The first time Kristofferson’s John Norman Howard encounters Esther, she’s singing with a trio called the Oreos with two unnamed black women. (Bear with me. It only gets worse.) Howard drunkenly interrupts her performance, and uncowed by his celebrity, she calls him out: “You’re blowing my act.” This incarnation of Esther is feisty and actively defiant from the jump, though she doesn’t bat an eye when Howard, in a line ripped straight from Peters’s actual courtship of Streisand, compliments her ass. Streisand’s A Star Is Born is often derided for the lack of convincing chemistry between its stars, yet such oppositional friction adds a genuinely new dimension to the relationship at the movie’s core. And though its attempted sexuality is often thwarted through bizarre scenes like an interlude when Streisand applies makeup to Kristofferson in a bathtub, any sexuality is still a marked change from the Production Code–era mores of the first two films.
Streisand’s Esther also distinguishes herself by refusing to change her name. Her ability to put her foot down is partly a result of the setting; the script, co-authored with Pierson by no less a power couple than Joan Didion and John Gregory Dunne, moves the action from an all-powerful film studio system to the music industry, which has its fair share of Svengali types while also being far less vertically integrated and more decentralized. (The 1976 remake wasn’t the first Star Is Born to have highbrow literary bona fides; Dorothy Parker had a credit on the original.) It doubles as an assertion of agency. Esther Hoffman is also the first, and thus far only, Star Is Born leading lady to propose marriage herself, a thoroughly ’70s vision of the liberated woman.
Within the doomed romance itself, Streisand’s rendition of Esther is distinguished by a willingness to draw real boundaries. Some critics have interpreted one of the movie’s most famous lines—“You can trash your life, but you’re not gonna trash mine”—as an off-putting assertion of self-interest, the slogan baby boomers on the precipice of a Me Decade deserved. I found it a refreshing declaration of a line in the sand, and a crucial evolution of the property’s understanding of addiction. A Star Is Born had not yet advanced to the point when the rock star in question would seek inpatient treatment at a rehab facility, as Cooper’s does. But Esther’s ultimatum-setting does feel like progress from the saintly, unquestioning dedication of Gaynor and Garland’s protagonists. Previous Stars awkwardly balanced an awareness that the male lead is well beyond help with an admiration for the female lead’s martyr-like willingness to stay until the end. Streisand’s heroine has taken to heart the knowledge that it’s not her responsibility to care for someone who refuses to care for himself.
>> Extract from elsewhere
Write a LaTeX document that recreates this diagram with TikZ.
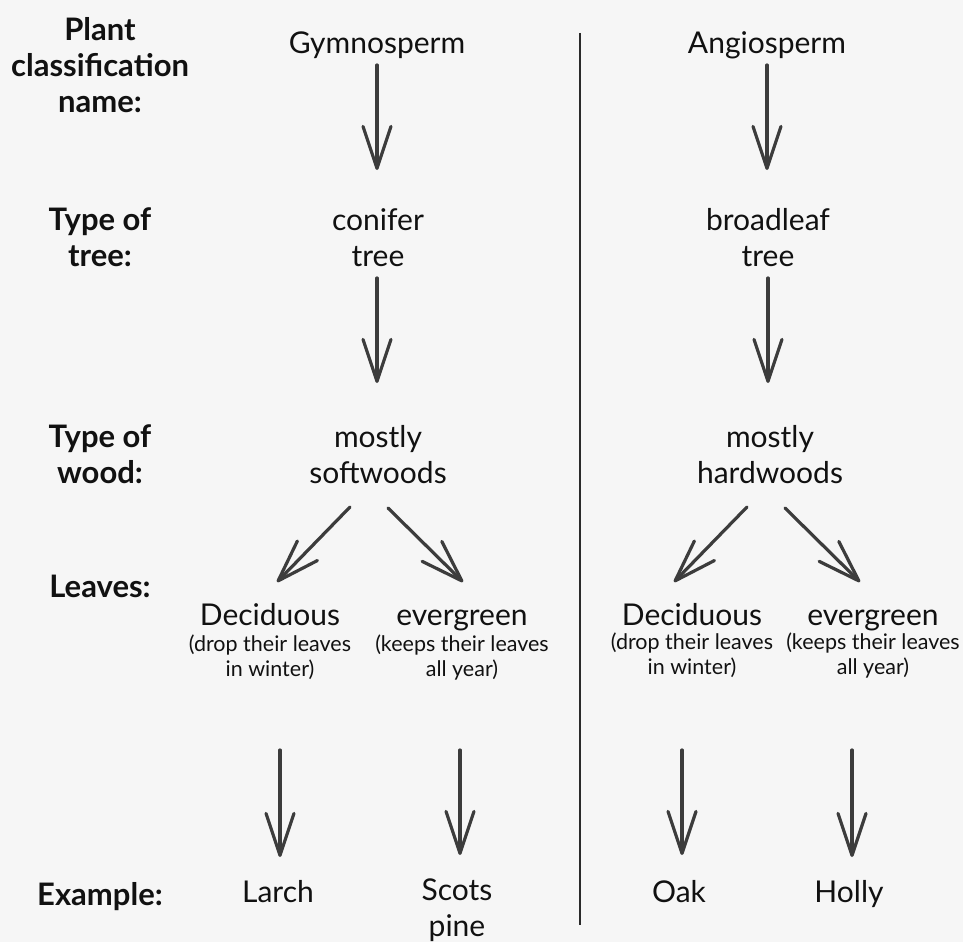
\documentclass[tikz,border=0pt]{standalone}
\usepackage{fontspec}
\setmainfont{Lato}
\usetikzlibrary{arrows.meta,calc}
\definecolor{bg}{HTML}{F6F6F6}
\definecolor{ink}{HTML}{111111}
\definecolor{arrowc}{HTML}{3C3C3C}
\definecolor{divider}{HTML}{2A2A2A}
\begin{document}
\begin{tikzpicture}[x=1pt,y=-1pt,
  txt/.style={font=\fontsize{30}{36}\selectfont, text=ink, align=center, inner sep=0pt, anchor=base},
  lbl/.style={font=\fontsize{31}{36}\selectfont\bfseries, text=ink, align=center, inner sep=0pt, anchor=base},
  note/.style={font=\fontsize{21.5}{25}\selectfont, text=ink, align=center, inner sep=0pt, anchor=base},
  arr/.style={draw=arrowc, line width=3.2pt, line cap=round,
    -{Straight Barb[length=42pt,width=28pt,round]}}]
\fill[bg] (0,0) rectangle (963,942);
\useasboundingbox (0,0) rectangle (963,942);
% row labels (anchored at the baseline of the last line)
\node[lbl] (lab1) at (100,112) {Plant\\classification\\name:};
\node[lbl] (lab2) at (100,266) {Type of\\tree:};
\node[lbl] (lab3) at (100,483) {Type of\\wood:};
\node[lbl] (lab4) at (100,597) {Leaves:};
\node[lbl] (lab5) at (100,905) {Example:};
% left column
\node[txt] (gym) at (377,54) {Gymnosperm};
\node[txt] (con) at (378,266) {conifer\\tree};
\node[txt] (sw) at (378,483) {mostly\\softwoods};
\node[txt] (d1) at (270,625) {Deciduous};
\node[note] (d1n) at (270,676) {(drop their leaves\\in winter)};
\node[txt] (e1) at (462,625) {evergreen};
\node[note] (e1n) at (462,676) {(keeps their leaves\\all year)};
\node[txt] (larch) at (278,902) {Larch};
\node[txt] (scots) at (457,936) {Scots\\pine};
% right column
\node[txt] (ang) at (767,54) {Angiosperm};
\node[txt] (brd) at (768,266) {broadleaf\\tree};
\node[txt] (hw) at (770,483) {mostly\\hardwoods};
\node[txt] (d2) at (692,625) {Deciduous};
\node[note] (d2n) at (692,674) {(drop their leaves\\in winter)};
\node[txt] (e2) at (873,625) {evergreen};
\node[note] (e2n) at (873,674) {(keeps their leaves\\all year)};
\node[txt] (oak) at (679,902) {Oak};
\node[txt] (holly) at (849,902) {Holly};
% divider
\coordinate (divtop) at (580,33);
\coordinate (divbot) at (580,925);
\draw[divider, line width=2pt] (divtop) -- (divbot);
% arrows
\draw[arr] ($(gym.base)+(0,11)$) -- ($(con.base)+(-1,-96)$);
\draw[arr] ($(con.base)+(-1,12)$) -- ($(sw.base)+(-1,-100)$);
\draw[arr] ($(ang.base)+(0,11)$) -- ($(brd.base)+(-1,-96)$);
\draw[arr] ($(brd.base)+(0,12)$) -- ($(hw.base)+(-2,-100)$);
\draw[arr] ($(sw.base)+(-28,24)$) -- ($(d1.base)+(7,-43)$);
\draw[arr] ($(sw.base)+(10,25)$) -- ($(e1.base)+(1,-43)$);
\draw[arr] ($(hw.base)+(-23,24)$) -- ($(d2.base)+(-18,-43)$);
\draw[arr] ($(hw.base)+(15,25)$) -- ($(e2.base)+(-13,-43)$);
\draw[arr] ($(d1n.base)+(10,74)$) -- ($(larch.base)+(2,-45)$);
\draw[arr] ($(e1n.base)+(-2,74)$) -- ($(scots.base)+(3,-81)$);
\draw[arr] ($(d2n.base)+(-10,76)$) -- ($(oak.base)+(3,-47)$);
\draw[arr] ($(e2n.base)+(-21,76)$) -- ($(holly.base)+(3,-45)$);
\end{tikzpicture}
\end{document}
Combined, these attributes form a clear antecedent for Ally, Lady Gaga’s drag bar-performing, Edith Piaf–covering chanteuse. Ally’s songs boast better lyrics than “Your eyes are like fingers / They’re touchin’ my body,” and her attraction to Cooper’s musician is more tangible than two attractive people existing in proximity to one another. But she’s also the kind of person who throws a punch in a bar fight and orders her spiraling partner to get his shit together. In some ways, Ally is more realized than Esther, with a much more well-articulated relationship to her music and celebrity. In others, she’s subject to the same issues as every other Star Is Born heroine, seemingly vindicating her deceased husband’s retrograde views about authenticity by reverting to her previous performance style, and natural hair color, at his memorial; she even introduces herself as “Ally Maine,” Garland-style. Either way, it’s impossible to imagine her as a follow-up to Esther Blodgett without Esther Hoffman as a bridge in between.
Part of the legend of A Star Is Born is the way everything surrounding the movie threatens to overshadow the movie itself, the actual mechanics of fame helplessly entwining with a story about the mechanics of fame. The surprise of Cooper’s version is that all the years of development hell might have resulted in a work of art that transcends them. In the case of Streisand’s remake, however, antics like exercising final cut over a director who proceeded to write a scathing tell-all before the film was even released have stayed in the public consciousness longer than the movie itself. That’s largely fair, considering its mediocre quality. But it also partly elides the work Streisand, Pierson, Didion, and Dunne did to keep the myth alive—and relevant, too. Every generation gets an A Star Is Born for its time, and every A Star Is Born builds on the last.